**WHAT IS REQUIRED**
All of the listing below must be repeated word for word. Pictures are the only thing to omit.

**DATA BLOCK**
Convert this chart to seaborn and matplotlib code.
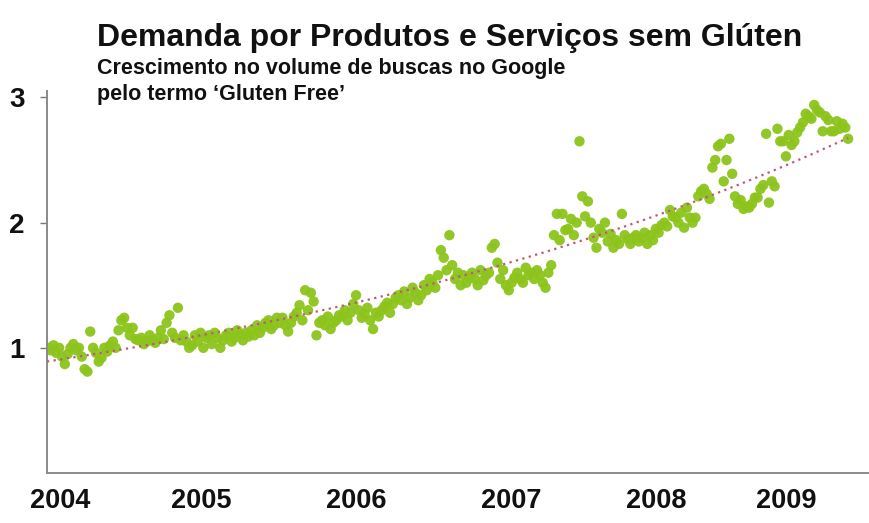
import numpy as np
import pandas as pd
import matplotlib
matplotlib.use("Agg")
import matplotlib.pyplot as plt
import seaborn as sns

# weekly search volume index (Jan 2004 = 1)
vals_2004 = [1.0, 0.98, 1.02, 0.96, 1.0, 0.93, 0.87, 0.95, 1.0, 1.03,
             0.98, 1.0, 0.93, 0.83, 0.81, 1.13, 1.0, 0.96, 0.89, 0.92,
             1.0, 0.97, 1.02, 1.05, 1.0, 1.14, 1.22, 1.24, 1.16, 1.1,
             1.16, 1.07, 1.06, 1.08, 1.03, 1.05, 1.1, 1.06, 1.04, 1.08,
             1.14, 1.07, 1.2, 1.26, 1.12, 1.08, 1.32, 1.06, 1.1, 1.05, 1.0, 1.02]
vals_2005 = [1.1, 1.05, 1.12, 1.0, 1.08, 1.1, 1.03, 1.12, 1.08, 1.0,
             1.06, 1.1, 1.12, 1.05, 1.08, 1.14, 1.1, 1.06, 1.12, 1.09,
             1.14, 1.1, 1.18, 1.12, 1.16, 1.2, 1.22, 1.15, 1.18, 1.24,
             1.2, 1.24, 1.18, 1.13, 1.2, 1.25, 1.28, 1.34, 1.22, 1.46,
             1.3, 1.44, 1.37, 1.1, 1.2, 1.22, 1.18, 1.25, 1.15, 1.2, 1.22, 1.26]
vals_2006 = [1.25, 1.3, 1.22, 1.28, 1.35, 1.42, 1.3, 1.24, 1.27, 1.32,
             1.22, 1.15, 1.28, 1.25, 1.3, 1.33, 1.36, 1.28, 1.35, 1.4,
             1.42, 1.38, 1.45, 1.35, 1.4, 1.48, 1.44, 1.38, 1.42, 1.5,
             1.46, 1.55, 1.52, 1.48, 1.58, 1.78, 1.72, 1.62, 1.9, 1.66,
             1.55, 1.6, 1.5, 1.58, 1.52, 1.56, 1.6, 1.55, 1.5, 1.62, 1.54, 1.58]
vals_2007 = [1.6, 1.8, 1.83, 1.68, 1.55, 1.62, 1.5, 1.46, 1.52, 1.56,
             1.6, 1.55, 1.52, 1.64, 1.58, 1.6, 1.55, 1.62, 1.58, 1.52,
             1.48, 1.6, 1.66, 1.9, 2.07, 1.86, 2.07, 1.94, 1.95, 2.03,
             1.9, 2.0, 2.65, 2.21, 2.05, 2.17, 2.0, 1.88, 1.8, 1.95,
             1.92, 2.0, 1.85, 1.91, 1.8, 1.86, 1.83, 2.07, 1.9, 1.87, 1.83, 1.88]
vals_2008 = [1.9, 1.85, 1.88, 1.92, 1.83, 1.9, 1.86, 1.95, 1.92, 1.98,
             2.0, 1.97, 2.1, 2.05, 2.04, 2.0, 2.08, 1.96, 2.12, 2.04,
             2.0, 2.04, 2.21, 2.25, 2.27, 2.23, 2.19, 2.44, 2.5, 2.61,
             2.63, 2.33, 2.5, 2.67, 2.39, 2.21, 2.15, 2.18, 2.11, 2.13,
             2.12, 2.15, 2.2, 2.2, 2.27, 2.3, 2.71, 2.16, 2.33, 2.29, 2.75, 2.65]
vals_2009 = [2.65, 2.53, 2.7, 2.62, 2.65, 2.72, 2.76, 2.8, 2.87, 2.85,
             2.83, 2.94, 2.9, 2.88, 2.73, 2.85, 2.82, 2.73, 2.73, 2.81,
             2.75, 2.79, 2.76, 2.67]

years = [2004, 2005, 2006, 2007, 2008, 2009]
year_labels = ["2004", "2005", "2006", "2007", "2008", "2009"]
y_ticks = [1, 2, 3]

title = "Demanda por Produtos e Serviços sem Glúten"
subtitle_1 = "Crescimento no volume de buscas no Google"
subtitle_2 = "pelo termo \u2018Gluten Free\u2019"

# build weekly table (x in decimal years)
rows = []
for yr, vals in zip(years, [vals_2004, vals_2005, vals_2006, vals_2007, vals_2008, vals_2009]):
    for i, v in enumerate(vals):
        rows.append({"t": yr + (i + 0.3) / 52.0, "volume": v})
df = pd.DataFrame(rows)

# exponential trend fitted on the data
coef = np.polyfit(df["t"] - 2004, np.log(df["volume"]), 1)
trend = pd.DataFrame({"t": np.linspace(2004.0, df["t"].max(), 200)})
trend["volume"] = np.exp(np.polyval(coef, trend["t"] - 2004))

sns.set_style("white")
plt.rcParams["font.family"] = ["Liberation Sans", "DejaVu Sans"]

fig = plt.figure(figsize=(8.7, 5.23), dpi=100)
ax = fig.add_axes([0.054, 0.0956, 0.944, 0.73])

sns.scatterplot(data=df, x="t", y="volume", ax=ax, color="#8cc41c",
                s=56, edgecolor="none", alpha=0.95, zorder=2)
sns.lineplot(data=trend, x="t", y="volume", ax=ax, color="#c2557a",
             linestyle=(0, (1, 2)), linewidth=1.6, zorder=3)

ax.set_xlim(2004.0, 2009.585)
ax.set_ylim(0, 3.05)
ax.set_xlabel("")
ax.set_ylabel("")

# year labels sit slightly right of the year start, as in the source slide
label_offsets = [0.09, 0.05, 0.10, 0.16, 0.14, 0.03]
ax.set_xticks([y + o for y, o in zip(years, label_offsets)])
ax.set_xticklabels(year_labels, fontsize=19.5, fontweight="bold", color="#111111")
ax.tick_params(axis="x", length=0, pad=11)

ax.set_yticks(y_ticks)
ax.set_yticklabels([str(v) for v in y_ticks], fontsize=20, fontweight="bold", color="#111111")
ax.tick_params(axis="y", length=5, width=1, color="#777777", pad=11, left=True)

for side in ["top", "right"]:
    ax.spines[side].set_visible(False)
for side in ["left", "bottom"]:
    ax.spines[side].set_color("#8a8a8a")
    ax.spines[side].set_linewidth(1.4)

fig.text(0.111, 0.912, title, fontsize=23, fontweight="bold", va="baseline", color="#111111")
fig.text(0.111, 0.859, subtitle_1, fontsize=15.5, fontweight="bold", va="baseline", color="#111111")
fig.text(0.111, 0.808, subtitle_2, fontsize=15.5, fontweight="bold", va="baseline", color="#111111")

fig.savefig("out.png", dpi=100)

**FULL RESPONSE**
Convert this chart to seaborn and matplotlib code.
import numpy as np
import pandas as pd
import matplotlib
matplotlib.use("Agg")
import matplotlib.pyplot as plt
import seaborn as sns

# weekly search volume index (Jan 2004 = 1)
vals_2004 = [1.0, 0.98, 1.02, 0.96, 1.0, 0.93, 0.87, 0.95, 1.0, 1.03,
             0.98, 1.0, 0.93, 0.83, 0.81, 1.13, 1.0, 0.96, 0.89, 0.92,
             1.0, 0.97, 1.02, 1.05, 1.0, 1.14, 1.22, 1.24, 1.16, 1.1,
             1.16, 1.07, 1.06, 1.08, 1.03, 1.05, 1.1, 1.06, 1.04, 1.08,
             1.14, 1.07, 1.2, 1.26, 1.12, 1.08, 1.32, 1.06, 1.1, 1.05, 1.0, 1.02]
vals_2005 = [1.1, 1.05, 1.12, 1.0, 1.08, 1.1, 1.03, 1.12, 1.08, 1.0,
             1.06, 1.1, 1.12, 1.05, 1.08, 1.14, 1.1, 1.06, 1.12, 1.09,
             1.14, 1.1, 1.18, 1.12, 1.16, 1.2, 1.22, 1.15, 1.18, 1.24,
             1.2, 1.24, 1.18, 1.13, 1.2, 1.25, 1.28, 1.34, 1.22, 1.46,
             1.3, 1.44, 1.37, 1.1, 1.2, 1.22, 1.18, 1.25, 1.15, 1.2, 1.22, 1.26]
vals_2006 = [1.25, 1.3, 1.22, 1.28, 1.35, 1.42, 1.3, 1.24, 1.27, 1.32,
             1.22, 1.15, 1.28, 1.25, 1.3, 1.33, 1.36, 1.28, 1.35, 1.4,
             1.42, 1.38, 1.45, 1.35, 1.4, 1.48, 1.44, 1.38, 1.42, 1.5,
             1.46, 1.55, 1.52, 1.48, 1.58, 1.78, 1.72, 1.62, 1.9, 1.66,
             1.55, 1.6, 1.5, 1.58, 1.52, 1.56, 1.6, 1.55, 1.5, 1.62, 1.54, 1.58]
vals_2007 = [1.6, 1.8, 1.83, 1.68, 1.55, 1.62, 1.5, 1.46, 1.52, 1.56,
             1.6, 1.55, 1.52, 1.64, 1.58, 1.6, 1.55, 1.62, 1.58, 1.52,
             1.48, 1.6, 1.66, 1.9, 2.07, 1.86, 2.07, 1.94, 1.95, 2.03,
             1.9, 2.0, 2.65, 2.21, 2.05, 2.17, 2.0, 1.88, 1.8, 1.95,
             1.92, 2.0, 1.85, 1.91, 1.8, 1.86, 1.83, 2.07, 1.9, 1.87, 1.83, 1.88]
vals_2008 = [1.9, 1.85, 1.88, 1.92, 1.83, 1.9, 1.86, 1.95, 1.92, 1.98,
             2.0, 1.97, 2.1, 2.05, 2.04, 2.0, 2.08, 1.96, 2.12, 2.04,
             2.0, 2.04, 2.21, 2.25, 2.27, 2.23, 2.19, 2.44, 2.5, 2.61,
             2.63, 2.33, 2.5, 2.67, 2.39, 2.21, 2.15, 2.18, 2.11, 2.13,
             2.12, 2.15, 2.2, 2.2, 2.27, 2.3, 2.71, 2.16, 2.33, 2.29, 2.75, 2.65]
vals_2009 = [2.65, 2.53, 2.7, 2.62, 2.65, 2.72, 2.76, 2.8, 2.87, 2.85,
             2.83, 2.94, 2.9, 2.88, 2.73, 2.85, 2.82, 2.73, 2.73, 2.81,
             2.75, 2.79, 2.76, 2.67]

years = [2004, 2005, 2006, 2007, 2008, 2009]
year_labels = ["2004", "2005", "2006", "2007", "2008", "2009"]
y_ticks = [1, 2, 3]

title = "Demanda por Produtos e Serviços sem Glúten"
subtitle_1 = "Crescimento no volume de buscas no Google"
subtitle_2 = "pelo termo \u2018Gluten Free\u2019"

# build weekly table (x in decimal years)
rows = []
for yr, vals in zip(years, [vals_2004, vals_2005, vals_2006, vals_2007, vals_2008, vals_2009]):
    for i, v in enumerate(vals):
        rows.append({"t": yr + (i + 0.3) / 52.0, "volume": v})
df = pd.DataFrame(rows)

# exponential trend fitted on the data
coef = np.polyfit(df["t"] - 2004, np.log(df["volume"]), 1)
trend = pd.DataFrame({"t": np.linspace(2004.0, df["t"].max(), 200)})
trend["volume"] = np.exp(np.polyval(coef, trend["t"] - 2004))

sns.set_style("white")
plt.rcParams["font.family"] = ["Liberation Sans", "DejaVu Sans"]

fig = plt.figure(figsize=(8.7, 5.23), dpi=100)
ax = fig.add_axes([0.054, 0.0956, 0.944, 0.73])

sns.scatterplot(data=df, x="t", y="volume", ax=ax, color="#8cc41c",
                s=56, edgecolor="none", alpha=0.95, zorder=2)
sns.lineplot(data=trend, x="t", y="volume", ax=ax, color="#c2557a",
             linestyle=(0, (1, 2)), linewidth=1.6, zorder=3)

ax.set_xlim(2004.0, 2009.585)
ax.set_ylim(0, 3.05)
ax.set_xlabel("")
ax.set_ylabel("")

# year labels sit slightly right of the year start, as in the source slide
label_offsets = [0.09, 0.05, 0.10, 0.16, 0.14, 0.03]
ax.set_xticks([y + o for y, o in zip(years, label_offsets)])
ax.set_xticklabels(year_labels, fontsize=19.5, fontweight="bold", color="#111111")
ax.tick_params(axis="x", length=0, pad=11)

ax.set_yticks(y_ticks)
ax.set_yticklabels([str(v) for v in y_ticks], fontsize=20, fontweight="bold", color="#111111")
ax.tick_params(axis="y", length=5, width=1, color="#777777", pad=11, left=True)

for side in ["top", "right"]:
    ax.spines[side].set_visible(False)
for side in ["left", "bottom"]:
    ax.spines[side].set_color("#8a8a8a")
    ax.spines[side].set_linewidth(1.4)

fig.text(0.111, 0.912, title, fontsize=23, fontweight="bold", va="baseline", color="#111111")
fig.text(0.111, 0.859, subtitle_1, fontsize=15.5, fontweight="bold", va="baseline", color="#111111")
fig.text(0.111, 0.808, subtitle_2, fontsize=15.5, fontweight="bold", va="baseline", color="#111111")

fig.savefig("out.png", dpi=100)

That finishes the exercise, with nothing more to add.